Verge gardens are the next frontier for creative suburban gardeners. Some councils in Australia are making it easy for people to grow on the nature strip while others have residents guerrilla gardening on the verge.
There are many reasons to love verge gardens. Food production is brought close to home, people bump into each other in communal street spaces, plants help to cool the city in summer and the greenery makes walking home that little bit more pleasing to the eye.
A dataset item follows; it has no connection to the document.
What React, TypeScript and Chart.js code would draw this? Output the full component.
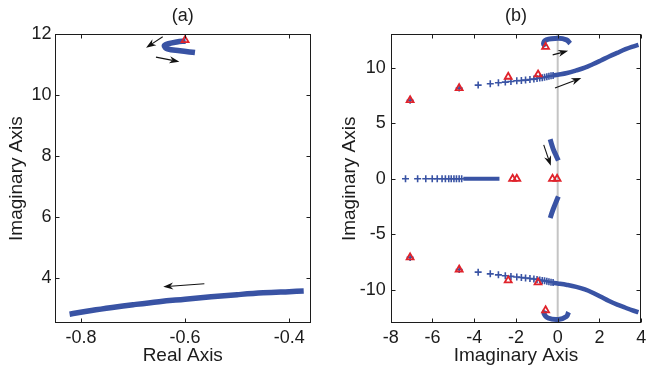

The City of Sydney has cut the red tape for people wanting to garden in the streets. With a motto of ‘green, global and connected’, it’s a no brainer for the council to help street gardens spring up. It has produced a series of guidelines to help people get started and site their verge gardens so the footpath remains accessible for all and the neighbours are happy. A Dial Before You Dig service makes sure people don’t place a garden over, or dig up, any buried essential services such as gas lines and communication wires. Street gardens also need to be in containers higher than 50cm to prevent people tripping over them.
Mark Driver, a parks and recreation planner at the City of Sydney, says the policy was driven from the ground up: “People were writing and calling council asking if they could put planter boxes outside their house, and were starting to do it anyway.”
Walking around the city, Mark can see more planter boxes as a result of the policy. All it takes is one person doing it for others to quickly catch on. “Some streets in Sydney that started with just a few people now have a streetscape dominated with gardens and a community has developed around that,” he says.
Jock Keene planted some raised garden beds on a busy city footpath in Glebe, Sydney. He began these gardens before the council guidelines were introduced and thinks the council is doing the right thing by making it easier for people to start them. He says the most important guideline is making sure all your neighbours are happy with the garden.
Jock has placed three wine barrels and three wicking beds on the street. In them he grows a range of veggies including cucumbers, kale, beans and rocket as well as about 25 herbs around a street tree. People are encouraged to pick what they need and a seat provides a spot to rest and meet others.
In such a public space, you really have to give up ownership of the garden, he says. If someone takes something, it’s gone to a good home and he’s happy. He adds that you have to resist putting up any berating signs that are negative such as ‘Don’t pick these until ripe’. Tomatoes will go as soon as they are just a little pink and that is the way it is.